The Scottish Rite Cathedral, now named the Scottish Rite Theatre, is church-style building in Peoria, Illinois that houses the Scottish Rite Bodies of the Valley of Peoria. The building is at 400 NE Perry Avenue, at the corner with Spalding Avenue. The cathedral is listed as a contributing property to Peoria's North Side Historic District.

== History ==
The Scottish Rite Bodies of the Valley of Peoria was established in Yates City, Illinois on February 25, 1867, and moved to Peoria in 1869. The body had 3 meeting locations in downtown Peoria before the Scottish Rite Cathedral.

== Architecture ==
Hewitt, Emerson and Gregg architectural firm constructed the building at a cost of $400,000. Herbert Hewitt of this firm was known designing the First National Bank Building, the highest building in Peoria at the time. The cornerstone for the Scottish Rite Cathedral was laid on May 7, 1924. It was dedicated in a public ceremony on January 13, 1925.

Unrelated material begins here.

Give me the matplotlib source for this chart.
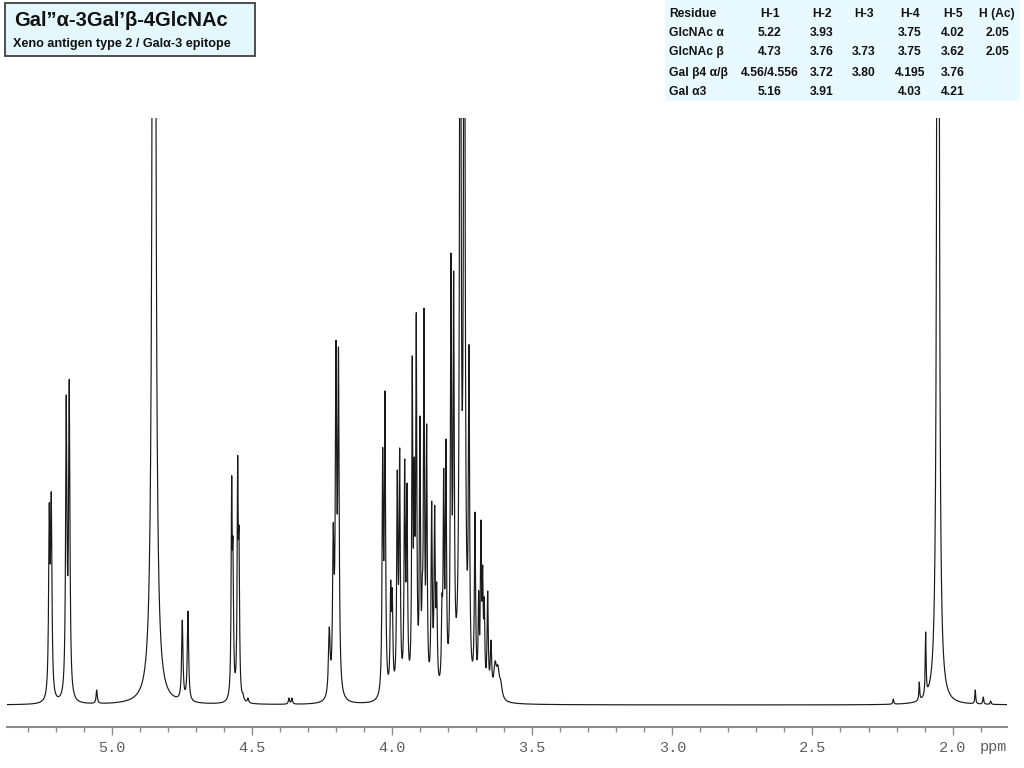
import numpy as np
import matplotlib

matplotlib.use('Agg')
import matplotlib.pyplot as plt
from matplotlib.patches import Rectangle
from matplotlib.ticker import MultipleLocator, FixedLocator

# --- peak list: position (ppm), height (px above baseline), half-width (ppm) ---
peak_ppm = [
    5.2226, 5.2155, 5.1620, 5.1513, 5.0535,
    4.8776, 4.8491, 4.8170,
    4.7481, 4.7278,
    4.5719, 4.5672, 4.5505, 4.5458, 4.5316, 4.5137,
    4.3675, 4.3568,
    4.2237, 4.2094, 4.1998, 4.1909, 4.1652,
    4.0332, 4.0250, 4.0046, 3.9989,
    3.9811, 3.9725, 3.9547, 3.9465,
    3.9276, 3.9204, 3.9133, 3.9001, 3.8919,
    3.8858, 3.8762, 3.8584, 3.8477, 3.8405,
    3.8216, 3.8156, 3.8074, 3.7895, 3.7799,
    3.7563, 3.7420, 3.7253, 3.7039,
    3.6907, 3.6825, 3.6764, 3.6707, 3.6586, 3.6468,
    3.6320, 3.6220, 3.6120,
    2.2115, 2.1188, 2.0960, 2.0520, 1.9190, 1.8905, 1.8641,
]
peak_height = [
    202, 213, 310, 326, 15,
    30, 2500, 12,
    85, 94,
    230, 168, 250, 178, 12, 7,
    7, 7,
    78, 182, 365, 358, 8,
    258, 314, 125, 117,
    236, 257, 246, 222,
    349, 248, 393, 289, 130,
    397, 281, 204, 200, 123,
    111, 238, 266, 452, 434,
    1000, 1000, 361, 193,
    115, 185, 140, 108, 114, 65,
    44, 40, 25,
    6, 23, 73, 2200, 15, 8, 4,
]
peak_width = [
    0.0028, 0.0028, 0.0028, 0.0028, 0.0025,
    0.0050, 0.0040, 0.0040,
    0.0028, 0.0028,
    0.0022, 0.0022, 0.0022, 0.0022, 0.0025, 0.0025,
    0.0025, 0.0025,
    0.0035, 0.0030, 0.0028, 0.0028, 0.0025,
    0.0025, 0.0025, 0.0025, 0.0025,
    0.0025, 0.0025, 0.0025, 0.0025,
    0.0022, 0.0022, 0.0022, 0.0022, 0.0022,
    0.0022, 0.0022, 0.0025, 0.0025, 0.0025,
    0.0025, 0.0022, 0.0022, 0.0025, 0.0025,
    0.0030, 0.0030, 0.0025, 0.0025,
    0.0022, 0.0022, 0.0022, 0.0022, 0.0025, 0.0030,
    0.0060, 0.0060, 0.0060,
    0.0020, 0.0018, 0.0018, 0.0030, 0.0018, 0.0020, 0.0020,
]

tick_values = [5.0, 4.5, 4.0, 3.5, 3.0, 2.5, 2.0]
tick_labels = ['5.0', '4.5', '4.0', '3.5', '3.0', '2.5', '2.0']

title_text = 'Gal\u201d\u03b1-3Gal\u2019\u03b2-4GlcNAc'
subtitle_text = 'Xeno antigen type 2 / Gal\u03b1-3 epitope'

table_header = ['Residue', 'H-1', 'H-2', 'H-3', 'H-4', 'H-5', 'H (Ac)']
table_rows = [
    ['GlcNAc \u03b1', '5.22', '3.93', '', '3.75', '4.02', '2.05'],
    ['GlcNAc \u03b2', '4.73', '3.76', '3.73', '3.75', '3.62', '2.05'],
    ['Gal \u03b24 \u03b1/\u03b2', '4.56/4.556', '3.72', '3.80', '4.195', '3.76', ''],
    ['Gal \u03b13', '5.16', '3.91', '', '4.03', '4.21', ''],
]

# --- build the trace: amplitudes chosen so each line tops out at its read height ---
pos = np.array(peak_ppm)
hgt = np.array(peak_height, dtype=float)
wid = np.array(peak_width)


def lorentz(x, p, w):
    return w ** 2 / (w ** 2 + (x - p) ** 2)


M = lorentz(pos[:, None], pos[None, :], wid[None, :])
amp = np.clip(np.linalg.solve(M, hgt), 0, None)

ppm = np.linspace(1.80, 5.38, 9000)
trace = (amp[None, :] * lorentz(ppm[:, None], pos[None, :], wid[None, :])).sum(axis=1)

# --- figure ---
W, H = 1024, 768
fig = plt.figure(figsize=(W / 100, H / 100), dpi=100)


def fx(px):
    return px / W


def fy(py):
    return 1 - py / H


ax_left, ax_right, ax_bottom, ax_top = 7, 1007, 726.7, 118
ax = fig.add_axes([fx(ax_left), fy(ax_bottom), fx(ax_right - ax_left), (ax_bottom - ax_top) / H])
ax.plot(ppm, trace, color='#1a1a1a', lw=0.85)
ax.set_xlim(5.3735, 1.8059)
ax.set_ylim(-21.7, 587)

for side in ['top', 'left', 'right']:
    ax.spines[side].set_visible(False)
ax.spines['bottom'].set_color('#8c8c8c')
ax.spines['bottom'].set_linewidth(1.5)
ax.set_yticks([])
ax.xaxis.set_major_locator(FixedLocator(tick_values))
ax.set_xticklabels(tick_labels)
ax.xaxis.set_minor_locator(MultipleLocator(0.1))
ax.tick_params(axis='x', which='major', direction='out', length=6, width=1, color='#8c8c8c',
               pad=4, labelsize=11, labelcolor='#606060')
ax.tick_params(axis='x', which='minor', direction='out', length=3.3, width=1, color='#8c8c8c')
for lab in ax.get_xticklabels():
    lab.set_family('Liberation Mono')

fig.text(fx(980), fy(747), 'ppm', family='Liberation Mono', fontsize=11, color='#606060',
         ha='left', va='center')

# title box
fig.patches.append(Rectangle((fx(5), fy(56)), fx(250), 53 / H, transform=fig.transFigure,
                             facecolor='#e3f7fd', edgecolor='#404040', lw=1.3))
fig.text(fx(14), fy(20), title_text, family='Liberation Sans', weight='bold', fontsize=14.5,
         color='#111111', ha='left', va='center')
fig.text(fx(13), fy(44), subtitle_text, family='Liberation Sans', weight='bold', fontsize=9.1,
         color='#111111', ha='left', va='center')

# shift table
fig.patches.append(Rectangle((fx(665), fy(101)), fx(355), 101 / H, transform=fig.transFigure,
                             facecolor='#e8faff', edgecolor='none'))
col_x = [669, 770, 822, 864, 910, 953, 997]
row_y = [14, 33, 52, 73, 92]
for j, txt in enumerate(table_header):
    fig.text(fx(col_x[j]), fy(row_y[0]), txt, family='Liberation Sans', weight='bold',
             fontsize=8.7, ha='left' if j == 0 else 'center', va='center', color='#111111')
for i, row in enumerate(table_rows):
    for j, txt in enumerate(row):
        fig.text(fx(col_x[j]), fy(row_y[i + 1]), txt, family='Liberation Sans', weight='bold',
                 fontsize=8.7, ha='left' if j == 0 else 'center', va='center', color='#111111')

fig.savefig('out.png', dpi=100)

The Gothic architecture was inspired by Edward Ulysses Henry's travels to Europe. The cathedral design features flying buttresses and symbolic stained glass windows. The cathedral has an auditorium with a stage and 900 seats.

== Renovation ==
The Masonic membership in the Valley of Peoria was near 15,000 at one time, but had dropped to 1,200 by 2019, and was having trouble affording the maintenance of the building. Kim Blickenstaff, who grew up in nearby East Peoria, bought the Cathedral on April 26, 2019, for $490,000, with plans to put it in a trust, operate it as a community venue, and allow Scottish Rite members to use the venue in perpetuity.

Plans to open the theatre were delayed by the COVID-19 pandemic, but construction work continued. In 2020, the Peoria Historical Society awarded the KBD group a Historic Preservation Award.

In January, 2023, the KBD group announced the venue would close on January 15. The building was listed for sale in April 2023.